Paradox is happy to share the names of the talented international group of artists working on Houses of Darkness, our long-term collaboration with three WWII memorial centres in Norway, Germany, and The Netherlands. Over the coming months, three teams will produce new work focusing on the ‘perpetrator perspective’, taking another route into the WWII heritage of extreme intolerance culminating in genocide. Departing from the traces/remains of the houses of the camp commanders, the teams will investigate their own family’s mental and historical relationship with a dark past, a past that is lesser known to new generations of Europeans.

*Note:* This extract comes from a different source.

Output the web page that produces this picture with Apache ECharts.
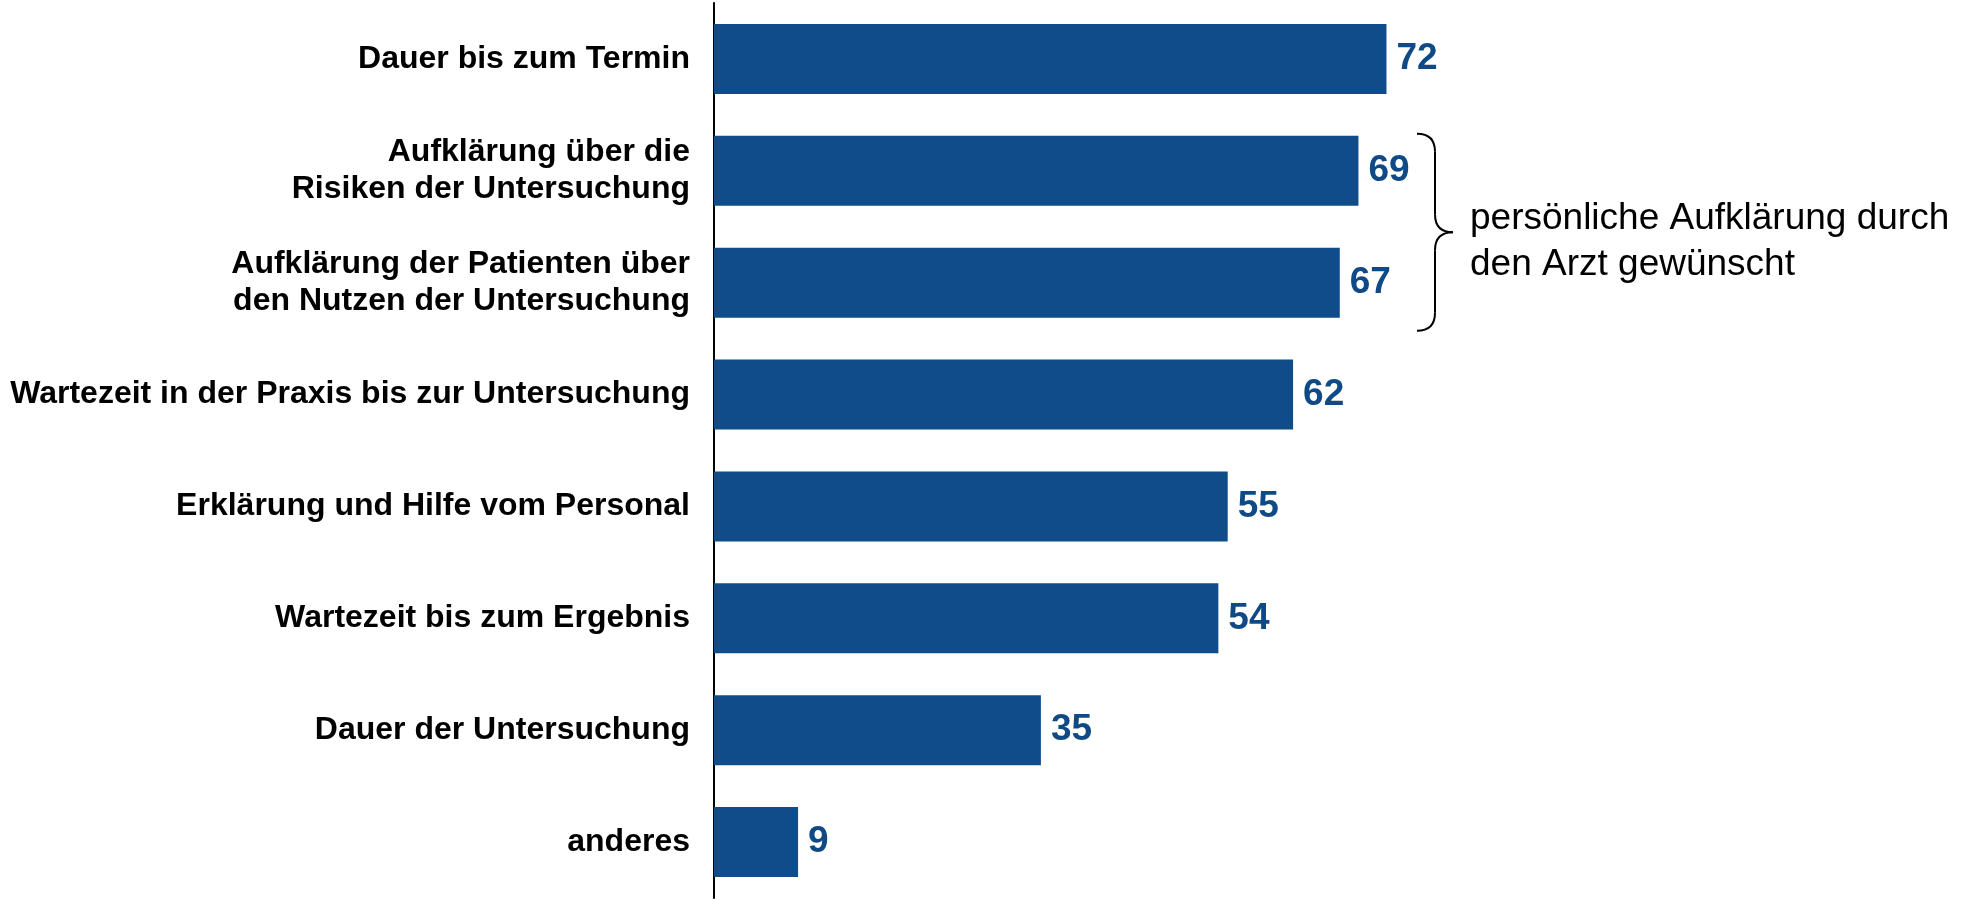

Sharing family histories with multiple painful perspectives will confront us with lines of thought that are much less remote than one would wish them to be.

Dutch-American documentary film-makers Jongsma+O’Neill will explore the area of Kamp Westerbork – a former transition camp in the province of Drenthe, the Netherlands – where Eline Jongsma used to forage for mushrooms with her family as a child. The discovery of a WWII-era perpetrator hiding in her family tree inspired her to re-evaluate her relationship to history, and to the ground beneath her feet. Similarly, having grown up in the close proximity to the former concentration camp in Dachau, Germany, visual artist and photographer Jakob Ganslmeier has teamed up with Dutch-Surinamese spoken word artist Onias Landveld, contemplating the present-day perception of the Holocaust as mediated through archetypical mages. At the smallest of the three memorial centres, the former Falstad prison in Norway, Ganslmeier will work with Norwegian writer Simon Stranger, author of the acclaimed Keep Saying Their Names. In his novel Stranger shifts the perspective from the Jewish family of his wife to that of a Norwegian SS commander, departing from a house in Trondheim where both have resided.

The stories will be launched online early this summer, physical exhibitions/installations at the three memorial centres will be opened in late June to early July. Kummer & Herrman designers from Utrecht (NL) are responsible for the visual identity of the project. UK based Stand + Stare are developing an innovative web app, providing context as well as interaction with the core of the Slices based narratives, as well as the installations by the authors, produced by Paradox.

Houses of Darkness is supported by an AECEA grant of the European Union, Zeit Stiftung, Dutch Culture, the Province of Drenthe (NL) and others.